我和孩子们在一块空地上,突然两个男孩打起来,我拨开人群去劝架……

  我和杨老师约好了,带孩子们去爬山,趴在野花零落的山头看山……

  我在没有院墙的老屋里,天完全暗下来了,我一个人跨出亮着灯的厨房,心里说:今晚要和妈妈睡……

  手机铃声乍响,把我从梦中唤醒。我艰难地张口,那边却一片沉默。意识浮出地表,想起现在天刚亮,来电显示对方是陌生号,于是问:“你是不是打错了?”我听见自己的声音涩哑如破锣。

  那边竟然惊战地开口了:“是……是陆老师吗?……我是马雪花!”清亮的普通话。

  我振奋起来,顾不得室友翻动时床嘎嘎响的声音,提高嗓门,润圆嗓音呼应:“是雪花啊!你好啊!老师还睡着呢……”

  “老师,我正要去上学呢!”和一年前一样,孩子们已在我窗台下喃喃读课文,我还在被窝里挣扎。

  “我也想你啊!雪花,我中午打给你我们再聊好吗?”我若是室友,我也恨这通电话。

  “好的。……老师,你什么时候再回将台啊?我真的好想你!”

  将台,西吉,娃娃们——大学毕业后的一年,我参加学校支教队在宁夏西吉县将台中学教了一年语文。

  我挂断电话,直挺挺躺在被窝里,过去一年被他们充实的生活再次涨满了我的回忆,泪水不自觉地滚落。

雪花

  雪花个子又高又瘦,束一个马尾,束不进的短发团团圈成一个圆,走起路来扎着头一劲前冲,两个大手掌往身后一甩一甩的,像个男人。

  一个班七十个娃,上课时黑压压一片,她坐在里面很不显眼。

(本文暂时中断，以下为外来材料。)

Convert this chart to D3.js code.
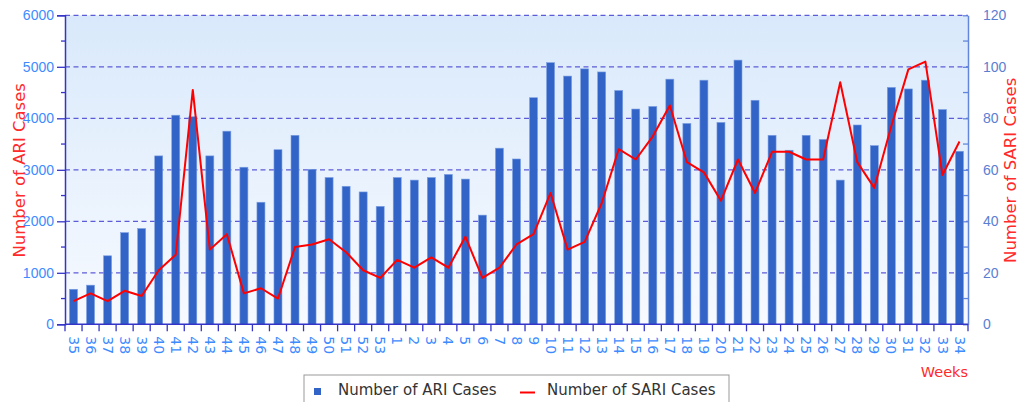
<!DOCTYPE html>
<html>
<head>
<meta charset="utf-8">
<script src="https://cdn.jsdelivr.net/npm/d3@7"></script>
<style>
  body { margin: 0; background: #fff; }
  svg { display: block; font-family: "DejaVu Sans", sans-serif; }
</style>
</head>
<body>
<div id="chart"></div>
<script>
var weeks = ["35","36","37","38","39","40","41","42","43","44","45","46","47","48","49","50","51","52","53",
  "1","2","3","4","5","6","7","8","9","10","11","12","13","14","15","16","17","18","19","20",
  "21","22","23","24","25","26","27","28","29","30","31","32","33","34"]

var ariCases = [680,760,1330,1780,1860,3270,4060,4030,3270,3750,3050,2370,3390,3670,3010,2850,2680,2570,2290,
  2850,2800,2850,2910,2820,2120,3420,3210,4400,5080,4820,4960,4900,4540,4180,4230,4760,3900,4740,3920,
  5130,4350,3670,3380,3670,3590,2800,3870,3470,4600,4570,4740,4170,3360]

var sariCases = [9,12,9,13,11,21,27,91,29,35,12,14,10,30,31,33,28,21,18,
  25,22,26,22,34,18,22,31,35,51,29,32,47,68,64,73,85,63,59,48,
  64,51,67,67,64,64,94,63,53,77,99,102,58,71]

var leftTicks = [0,1000,2000,3000,4000,5000,6000]
var rightTicks = [0,20,40,60,80,100,120]

var W = 1019, H = 402
var margin = {top: 15.3, right: 51, bottom: 77.7, left: 65},
  width = W - margin.left - margin.right,
  height = H - margin.top - margin.bottom

var svg = d3.select("#chart").append("svg")
  .attr("width", W)
  .attr("height", H)

var defs = svg.append("defs")
var grad = defs.append("linearGradient")
  .attr("id", "bg")
  .attr("x1", 0).attr("y1", 0).attr("x2", 0).attr("y2", 1)
grad.append("stop").attr("offset", "0%").attr("stop-color", "#d9e9fb")
grad.append("stop").attr("offset", "100%").attr("stop-color", "#f7faff")

var g = svg.append("g")
  .attr("transform", "translate(" + margin.left + "," + margin.top + ")")

var x = d3.scaleBand().domain(weeks).range([0, width]).padding(0)
var yL = d3.scaleLinear().domain([0, 6000]).range([height, 0])
var yR = d3.scaleLinear().domain([0, 120]).range([height, 0])

g.append("rect")
  .attr("width", width)
  .attr("height", height)
  .attr("fill", "url(#bg)")

// dashed grid
g.selectAll(".grid")
  .data(leftTicks.slice(1))
  .enter().append("line")
    .attr("class", "grid")
    .attr("x1", 0).attr("x2", width)
    .attr("y1", function(d){ return yL(d) })
    .attr("y2", function(d){ return yL(d) })
    .attr("stroke", "#5c5cd8")
    .attr("stroke-width", 1.3)
    .attr("stroke-dasharray", "5,3.5")

// bars
var barW = 8
g.selectAll(".bar")
  .data(ariCases)
  .enter().append("rect")
    .attr("class", "bar")
    .attr("x", function(d, i){ return x(weeks[i]) + x.bandwidth()/2 - barW/2 })
    .attr("y", function(d){ return yL(d) })
    .attr("width", barW)
    .attr("height", function(d){ return height - yL(d) })
    .attr("fill", "#3264c8")
    .attr("stroke", "#7c9fe2")
    .attr("stroke-width", 0.6)

// SARI line
var line = d3.line()
  .x(function(d, i){ return x(weeks[i]) + x.bandwidth()/2 })
  .y(function(d){ return yR(d) })

g.append("path")
  .datum(sariCases)
  .attr("d", line)
  .attr("fill", "none")
  .attr("stroke", "#ff0000")
  .attr("stroke-width", 2)
  .attr("stroke-linejoin", "round")

// left axis
var leftAxis = g.append("g")
  .call(d3.axisLeft(yL).tickValues(leftTicks).tickSize(8).tickPadding(3).tickFormat(d3.format("d")))
leftAxis.select(".domain").attr("stroke", "#3434c8").attr("stroke-width", 1.5)
leftAxis.selectAll(".tick line").attr("stroke", "#3434c8").attr("stroke-width", 1.3)
leftAxis.selectAll("text").attr("fill", "#3d8bff").style("font-size", "14px")
leftAxis.selectAll(".minor")
  .data(d3.range(500, 6000, 1000))
  .enter().append("line")
    .attr("class", "minor")
    .attr("x1", -4).attr("x2", 0)
    .attr("y1", function(d){ return yL(d) })
    .attr("y2", function(d){ return yL(d) })
    .attr("stroke", "#3434c8").attr("stroke-width", 1.3)

// right axis
var rightAxis = g.append("g")
  .attr("transform", "translate(" + width + ",0)")
  .call(d3.axisRight(yR).tickValues(rightTicks).tickSizeInner(-5).tickSizeOuter(0).tickPadding(15))
rightAxis.select(".domain").attr("stroke", "#6286dc").attr("stroke-width", 1.5)
rightAxis.selectAll(".tick line").attr("stroke", "#6286dc").attr("stroke-width", 1.3)
rightAxis.selectAll("text").attr("fill", "#5a7ed2").style("font-size", "14px")
rightAxis.selectAll(".minor")
  .data(d3.range(10, 120, 20))
  .enter().append("line")
    .attr("class", "minor")
    .attr("x1", -5).attr("x2", 0)
    .attr("y1", function(d){ return yR(d) })
    .attr("y2", function(d){ return yR(d) })
    .attr("stroke", "#6286dc").attr("stroke-width", 1.3)

// bottom axis
var bottom = g.append("g")
  .attr("transform", "translate(0," + height + ")")
bottom.append("line")
  .attr("x1", 0).attr("x2", width)
  .attr("stroke", "#3434c8").attr("stroke-width", 1.5)
bottom.selectAll(".xtick")
  .data(weeks.concat(["end"]))
  .enter().append("line")
    .attr("class", "xtick")
    .attr("x1", function(d, i){ return i * x.step() })
    .attr("x2", function(d, i){ return i * x.step() })
    .attr("y1", 0).attr("y2", 7)
    .attr("stroke", "#3434c8").attr("stroke-width", 1.3)
bottom.selectAll(".xlabel")
  .data(weeks)
  .enter().append("text")
    .attr("class", "xlabel")
    .attr("transform", function(d){
      return "translate(" + (x(d) + x.bandwidth()/2) + ",12) rotate(90)"
    })
    .attr("dy", "0.35em")
    .attr("fill", "#3d8bff")
    .style("font-size", "14px")
    .text(function(d){ return d })

// titles
svg.append("text")
  .attr("transform", "translate(19," + (margin.top + 155) + ") rotate(-90)")
  .attr("text-anchor", "middle")
  .attr("dy", "0.35em")
  .attr("fill", "#ff2a2a")
  .style("font-size", "16.5px")
  .text("Number of ARI Cases")

svg.append("text")
  .attr("transform", "translate(1010," + (margin.top + 155) + ") rotate(-90)")
  .attr("text-anchor", "middle")
  .attr("dy", "0.35em")
  .attr("fill", "#ff2a2a")
  .style("font-size", "16.5px")
  .text("Number of SARI Cases")

svg.append("text")
  .attr("x", margin.left + width)
  .attr("y", 377)
  .attr("text-anchor", "end")
  .attr("fill", "#ff2a2a")
  .style("font-size", "14.5px")
  .text("Weeks")

// legend
var legend = svg.append("g").attr("transform", "translate(304,375)")
legend.append("rect")
  .attr("width", 425).attr("height", 40)
  .attr("fill", "#fff")
  .attr("stroke", "#999").attr("stroke-width", 1)
legend.append("rect")
  .attr("x", 10).attr("y", 13).attr("width", 7).attr("height", 7)
  .attr("fill", "#3264c8")
legend.append("text")
  .attr("x", 34).attr("y", 20)
  .attr("fill", "#333")
  .style("font-size", "15px")
  .text("Number of ARI Cases")
legend.append("line")
  .attr("x1", 216).attr("x2", 231).attr("y1", 17.5).attr("y2", 17.5)
  .attr("stroke", "#ff0000").attr("stroke-width", 2)
legend.append("text")
  .attr("x", 243).attr("y", 20)
  .attr("fill", "#333")
  .style("font-size", "15px")
  .text("Number of SARI Cases")
</script>
</body>
</html>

记得她是因为她托同桌给我送礼物。那个女生突然冲进来,二话不说塞给我一个东西。等我从惊愕中醒来,追去的目光只映下她头上亮粉色的头箍,手里是一卷“深情”字样的字画,字画里卷着一张小纸,大意是:小学时她每年过生日都会送给语文老师一份小礼物,今年她也想送给我这个“奇怪”的新老师。看到“奇怪”两字,我扑哧笑出声来:原来我这个支教老师在她看来有点“奇怪”。

  下午我在练习课上搜寻那个“头箍”,课后把她叫来才知道她可不是马雪花本人。让她去把雪花叫来,她却跑回来笑着说:老四,她不肯来。——娃娃们只肯勉强用普通话念课文,课上回答问题都是又快又轻的西吉方言,更别说课后和我交谈了。幸好我在经历了千番锤炼后,虽登不了堂,但至少推得开大门了。

  我装怒:今天放学前,我见不到她的话,叫她明天别来上老四的课!

  快放学时,门外窸窣有声却迟迟不敲门。我拉开门,正对着的是戴粉红色头箍的袁沛菲,顺着她笑盈盈的目光,我发现墙后阴影里的雪花。她低着头一声不响。我一边和她打招呼,一边牵起她的手往屋里走,这时才发现她双手攥拳,手背上汗湿了一层。在我的询问声中,她屏不住抽噎起来。我说:我是跟你开玩笑的,不然怎么把你请过来啊?你今天生日,老师祝你生日快乐!并把从上海带来的一个小玩意递给她。

  她猛地抬头,红红的眼睛里泪水未干却透着一道光,整个人活过来似的,摇晃着,响亮而干脆地向我道谢,然后大踏步冲出去了,飘回来一句“老师再见!”是普通话。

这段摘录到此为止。